Embuste colossal

Anabela Fino

Primeiro foi Cavaco Silva e mais uns quantos empresários a advogar – à entrada ou à saída de um repasto condicente com as ilustres personalidades – que os restaurantes deviam ser «solidários» e distribuir os restos pelos necessitados, ao invés de os deitarem para o lixo. Agora é a vez do secretário de Estado da Segurança Social, Marco António Costa, seguindo o exemplo que a Câmara de Cascais vem implementando desde que em Fevereiro lançou o  «Projeto Farmácias do Concelho de Cascais», vir anunciar a distribuição aos pobres não do bodo (refeição em que todos podiam participar livremente) mas de medicamentos sobrantes de outras necessidades.
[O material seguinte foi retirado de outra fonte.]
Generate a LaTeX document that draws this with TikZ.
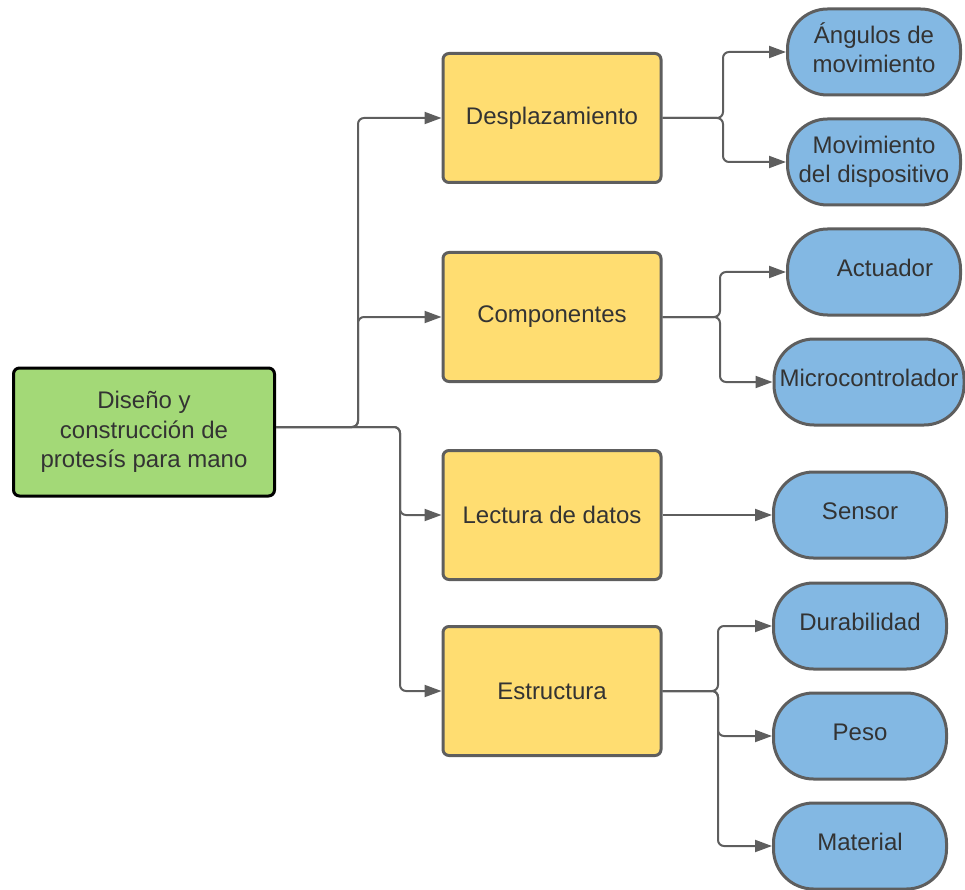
\documentclass[tikz,border=0pt]{standalone}
\usepackage{fontspec}
\setmainfont{Liberation Sans}
\usetikzlibrary{arrows.meta}
\definecolor{rootgreen}{HTML}{A3D977}
\definecolor{topicyellow}{HTML}{FFDD71}
\definecolor{leafblue}{HTML}{83B8E3}
\definecolor{edgegray}{HTML}{5E5E5E}
\definecolor{textgray}{HTML}{333333}
\begin{document}
\begin{tikzpicture}[x=1pt, y=-1pt, >={Triangle[length=17pt,width=12pt]},
  every node/.style={font=\fontsize{24}{29.5}\selectfont, text=textgray, align=center},
  root/.style={draw=black, line width=3pt, fill=rootgreen, rounded corners=6pt, minimum width=261pt, minimum height=128pt},
  topic/.style={draw=edgegray, line width=3pt, fill=topicyellow, rounded corners=6pt, minimum width=218pt, minimum height=129pt},
  leaf/.style={draw=edgegray, line width=3pt, fill=leafblue, rounded corners=40pt, minimum width=173pt, minimum height=86pt, text height=17pt, text depth=8pt},
  twoline/.style={text height=47pt, text depth=5pt},
  link/.style={draw=edgegray, line width=2pt, rounded corners=6pt, ->}]
  \useasboundingbox (0,0) rectangle (965,890);
  \node[root] (root) at (144,432) {Diseño y\\construcción de\\protesís para mano};
  \node[topic] (desp) at (552,118) {Desplazamiento};
  \node[topic] (comp) at (552,317) {Componentes};
  \node[topic] (lect) at (552,515) {Lectura de datos};
  \node[topic] (estr) at (552,691) {Estructura};
  \node[leaf, twoline] (ang) at (874,52) {Ángulos de\\movimiento};
  \node[leaf, twoline] (mov) at (874,162) {Movimiento\\del dispositivo};
  \node[leaf] (act) at (874,272) {\hspace*{22pt}Actuador};
  \node[leaf, minimum width=190pt] (micro) at (869,382) {Microcontrolador};
  \node[leaf] (sens) at (860,515) {Sensor};
  \node[leaf] (dur) at (860,626) {Durabilidad};
  \node[leaf] (peso) at (860,736) {Peso};
  \node[leaf] (mat) at (860,846) {Material};
  \coordinate (j1) at (358,427);
  \coordinate (j2) at (400,427);
  \coordinate (d1) at (723,118);
  \coordinate (c1) at (720,317);
  \coordinate (e1) at (718,691);
  \draw[link] (root.east |- j1) -- (j1) |- (desp.west);
  \draw[link] (root.east |- j1) -- (j1) |- (comp.west);
  \draw[link] (root.east |- j1) -- (j2) |- (lect.west);
  \draw[link] (root.east |- j1) -- (j2) |- (estr.west);
  \draw[link] (desp.east) -- (d1) |- (ang.west);
  \draw[link] (desp.east) -- (d1) |- (mov.west);
  \draw[link] (comp.east) -- (c1) |- (act.west);
  \draw[link] (comp.east) -- (c1) |- (micro.west);
  \draw[link] (lect.east) -- (sens.west);
  \draw[link] (estr.east) -- (e1) |- (dur.west);
  \draw[link] (estr.east) -- (e1) |- (peso.west);
  \draw[link] (estr.east) -- (e1) |- (mat.west);
\end{tikzpicture}
\end{document}
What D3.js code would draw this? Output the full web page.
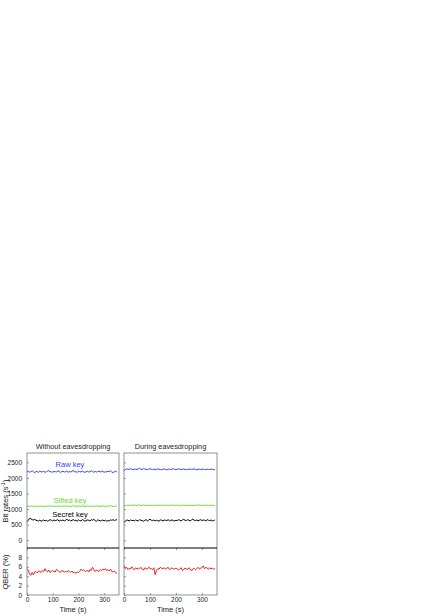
<!DOCTYPE html>
<html>
<head>
<meta charset="utf-8">
<script src="https://cdn.jsdelivr.net/npm/d3@7"></script>
<style>
  body { margin: 0; background: #fff; }
  svg text { font-family: "Liberation Sans", Arial, sans-serif; }
</style>
</head>
<body>
<div id="chart"></div>
<script>
// sample times (s)
const times = [0,5,10,15,20,25,30,35,40,45,50,55,60,65,70,75,80,85,90,95,
  100,105,110,115,120,125,130,135,140,145,150,155,160,165,170,175,180,185,190,195,
  200,205,210,215,220,225,230,235,240,245,250,255,260,265,270,275,280,285,290,295,
  300,305,310,315,320,325,330,335,340,345,350];

// Without eavesdropping
const leftRaw = [2190,2215,2185,2200,2230,2195,2170,2205,2200,2180,
  2220,2190,2200,2215,2180,2195,2220,2235,2190,2200,
  2180,2210,2200,2185,2230,2205,2180,2200,2215,2190,
  2200,2220,2180,2205,2190,2210,2245,2190,2200,2180,
  2210,2200,2190,2220,2200,2175,2200,2215,2190,2200,
  2230,2205,2180,2210,2190,2200,2220,2190,2205,2210,
  2180,2200,2190,2215,2200,2230,2190,2170,2200,2215,2190];
const leftSifted = [1080,1095,1085,1090,1100,1085,1080,1095,1090,1085,
  1100,1090,1085,1095,1080,1090,1100,1105,1090,1095,
  1085,1095,1090,1080,1100,1095,1085,1090,1100,1090,
  1095,1105,1085,1090,1080,1095,1110,1090,1095,1085,
  1090,1100,1085,1095,1090,1080,1095,1100,1090,1085,
  1100,1095,1085,1090,1095,1105,1090,1085,1095,1100,
  1090,1085,1095,1100,1090,1110,1095,1080,1090,1095,1100];
const leftSecret = [590,640,700,690,660,650,670,640,630,620,
  645,610,630,650,620,640,610,630,660,640,
  620,650,630,640,660,610,640,630,650,620,
  640,680,630,650,620,640,660,630,640,610,
  650,630,620,660,640,610,630,650,640,620,
  660,640,670,630,610,650,640,620,630,650,
  620,640,610,630,620,650,640,660,630,650,660];
const leftQber = [5.5,5.3,4.4,4.2,4.8,4.3,4.9,5.0,4.7,5.1,
  5.0,4.8,5.2,5.0,5.6,5.1,4.9,5.3,4.8,5.0,
  5.2,5.0,4.9,5.5,5.2,5.0,4.8,5.2,5.1,4.9,
  5.0,4.9,5.2,5.0,4.8,5.1,4.7,4.9,4.6,4.9,
  4.8,5.0,5.5,5.2,5.4,5.1,5.0,5.3,4.9,5.4,
  5.2,5.9,5.4,5.0,5.3,5.2,5.0,5.4,5.2,5.5,
  5.3,5.6,5.2,5.4,5.1,5.5,5.0,4.9,5.1,4.7,4.6];

// During eavesdropping
const rightRaw = [2220,2270,2290,2280,2270,2300,2280,2265,2285,2275,
  2270,2290,2310,2280,2270,2300,2285,2275,2265,2280,
  2300,2275,2270,2285,2260,2275,2290,2280,2270,2265,
  2280,2290,2270,2260,2275,2285,2270,2280,2295,2270,
  2265,2275,2290,2280,2270,2275,2285,2270,2265,2280,
  2270,2285,2275,2280,2290,2270,2265,2275,2280,2270,
  2275,2285,2270,2265,2280,2275,2270,2285,2275,2270,2260];
const rightSifted = [1100,1115,1120,1125,1110,1130,1120,1115,1135,1120,
  1110,1125,1140,1115,1120,1130,1110,1125,1120,1115,
  1130,1120,1110,1125,1115,1120,1130,1115,1120,1110,
  1125,1120,1135,1115,1120,1110,1125,1130,1120,1115,
  1120,1130,1115,1125,1110,1120,1125,1115,1130,1120,
  1115,1125,1120,1110,1130,1120,1115,1125,1135,1120,
  1110,1120,1125,1115,1130,1120,1110,1125,1120,1115,1120];
const rightSecret = [580,600,650,640,620,650,630,640,620,650,
  630,620,660,640,630,610,640,660,620,640,
  680,640,630,650,620,640,630,610,650,640,
  620,650,640,630,660,620,640,650,630,620,
  640,630,660,640,620,650,670,640,630,660,
  640,620,650,680,640,630,650,620,640,660,
  630,650,640,620,660,640,630,650,620,630,650];
const rightQber = [6.2,5.6,5.9,5.4,5.7,5.5,6.0,5.6,5.4,5.8,
  5.5,5.7,5.6,5.9,5.5,5.3,5.8,5.6,5.5,5.9,
  5.7,5.6,5.4,5.8,4.3,5.2,5.6,5.5,5.9,5.7,
  5.6,5.8,5.5,5.7,5.9,5.4,5.6,5.8,5.5,5.6,
  5.7,5.5,5.3,5.6,5.8,5.2,5.5,5.7,5.6,5.4,
  5.8,5.6,5.1,5.5,5.7,5.4,5.6,5.9,5.5,5.7,
  5.8,6.2,5.6,5.9,5.7,5.5,5.8,5.6,5.7,5.5,5.6];

const panelTitles = ['Without eavesdropping', 'During eavesdropping'];
const rateTicks = [0, 500, 1000, 1500, 2000, 2500];
const qberTicks = [0, 2, 4, 6, 8];
const timeTicks = [0, 100, 200, 300];
const seriesLabels = ['Raw key', 'Sifted key', 'Secret key'];
const seriesColors = ['#3040ff', '#66dd33', '#000000'];

const W = 436, H = 616;
const svg = d3.select('#chart').append('svg').attr('width', W).attr('height', H);

const topY = d3.scaleLinear().domain([-250, 2800]).range([548, 453]);
const botY = d3.scaleLinear().domain([0, 10]).range([595, 548]);

const panels = [
  { x0: 27, x1: 119, raw: leftRaw, sifted: leftSifted, secret: leftSecret, qber: leftQber },
  { x0: 124, x1: 217, raw: rightRaw, sifted: rightSifted, secret: rightSecret, qber: rightQber }
];

panels.forEach((p, i) => {
  const x = d3.scaleLinear().domain([0, 358]).range([p.x0, p.x1]);
  const g = svg.append('g');

  // rate lines
  [p.raw, p.sifted, p.secret].forEach((vals, k) => {
    const line = d3.line().x((d, j) => x(times[j])).y(d => topY(d));
    g.append('path').datum(vals)
      .attr('d', line).attr('fill', 'none')
      .attr('stroke', seriesColors[k]).attr('stroke-width', 1);
  });

  // qber line
  g.append('path').datum(p.qber)
    .attr('d', d3.line().x((d, j) => x(times[j])).y(d => botY(d)))
    .attr('fill', 'none').attr('stroke', '#ee2020').attr('stroke-width', 1);

  // y axes (ticks inward)
  const ya = g.append('g').attr('transform', `translate(${p.x0},0)`)
    .call(d3.axisLeft(topY).tickValues(rateTicks).tickSize(-2).tickPadding(5)
      .tickFormat(i === 0 ? d3.format('d') : ''));
  const yb = g.append('g').attr('transform', `translate(${p.x0},0)`)
    .call(d3.axisLeft(botY).tickValues(qberTicks).tickSize(-2).tickPadding(5)
      .tickFormat(i === 0 ? d3.format('d') : ''));
  // x axes
  const xa = g.append('g').attr('transform', 'translate(0,595)')
    .call(d3.axisBottom(x).tickValues(timeTicks).tickSize(-2).tickPadding(2));
  const xt = g.append('g').attr('transform', 'translate(0,548)')
    .call(d3.axisBottom(x).tickValues(timeTicks).tickSize(2).tickFormat(''));

  [ya, yb, xa, xt].forEach(a => {
    a.select('.domain').remove();
    a.selectAll('line').attr('stroke', '#555').attr('stroke-width', 0.6);
    a.selectAll('text').attr('font-size', 6.5).attr('fill', '#222')
      .attr('font-family', '"Liberation Sans", Arial, sans-serif');
  });

  // frame
  g.append('rect').attr('x', p.x0).attr('y', 453)
    .attr('width', p.x1 - p.x0).attr('height', 595 - 453)
    .attr('fill', 'none').attr('stroke', '#777').attr('stroke-width', 0.8);
  g.append('line').attr('x1', p.x0).attr('x2', p.x1).attr('y1', 548).attr('y2', 548)
    .attr('stroke', '#000').attr('stroke-width', 1.1);

  // titles
  g.append('text').attr('x', (p.x0 + p.x1) / 2).attr('y', 449)
    .attr('text-anchor', 'middle').attr('font-size', 7.3).attr('fill', '#222')
    .text(panelTitles[i]);
  g.append('text').attr('x', (p.x0 + p.x1) / 2).attr('y', 612)
    .attr('text-anchor', 'middle').attr('font-size', 7.5).attr('fill', '#222')
    .text('Time (s)');
});

// series labels in left panel
const labelY = [2350, 1200, 740];
seriesLabels.forEach((s, k) => {
  svg.append('text').attr('x', 70).attr('y', topY(labelY[k]))
    .attr('text-anchor', 'middle').attr('font-size', 7.5)
    .attr('fill', seriesColors[k]).text(s);
});

// y labels
const bl = svg.append('text').attr('transform', 'translate(8,501) rotate(-90)')
  .attr('text-anchor', 'middle').attr('font-size', 7.5).attr('fill', '#222');
bl.append('tspan').text('Bit rates (s');
bl.append('tspan').attr('font-size', 5).attr('dy', -3).text('-1');
bl.append('tspan').attr('dy', 3).text(')');

svg.append('text').attr('transform', 'translate(8,572) rotate(-90)')
  .attr('text-anchor', 'middle').attr('font-size', 7.5).attr('fill', '#222')
  .text('QBER (%)');
</script>
</body>
</html>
Noutro registo, mas não diferente no espírito, o ministro das Finanças, Vitor Gaspar, fez questão de sublinhar que  60 por cento da receita arrecadada com o imposto extraordinário correspondente a metade do subsídio de Natal no que exceder o salário mínimo nacional (485 euros)  virá dos «salários mais elevados».

Em qualquer dos casos, do que se está a falar é de sobras, ainda que em bom estado de conservação e embrulhadas em muita caridade cristã, de miséria sem perspectiva de remissão, e de esbulho dos que tão pouco tendo são sempre mais e mais explorados.

Se houver restos, os que não conseguem prover às suas necessidades poderão eventualmente comer ou aliviar a doença, se e quando os beneméritos acharem conveniente. O que não podem, porque o sistema que nos oprime não permite, é viver dignamente do seu trabalho, da sua reforma, da sua pensão, que de tão escasso valor não chega para saciar a fome e acudir à doença e até escapa ao imposto extraordinário.

Subjacente a esta mentalidade está um colossal embuste: o pressuposto de que nada se pode fazer para resgatar cerca de metade da população portuguesa da miséria, que acima dos 485 euros se vive à larga, e que é preciso haver ricos para «acudir» aos pobres. Mais, que para criar mais umas migalhas, mais umas sobras, é preciso facilitar os despedimentos, congelar os salários, aumentar o horário de trabalho, que é justamente o que o Governo se propõe fazer na mal chamada concertação social. A bem da Nação, evidentemente.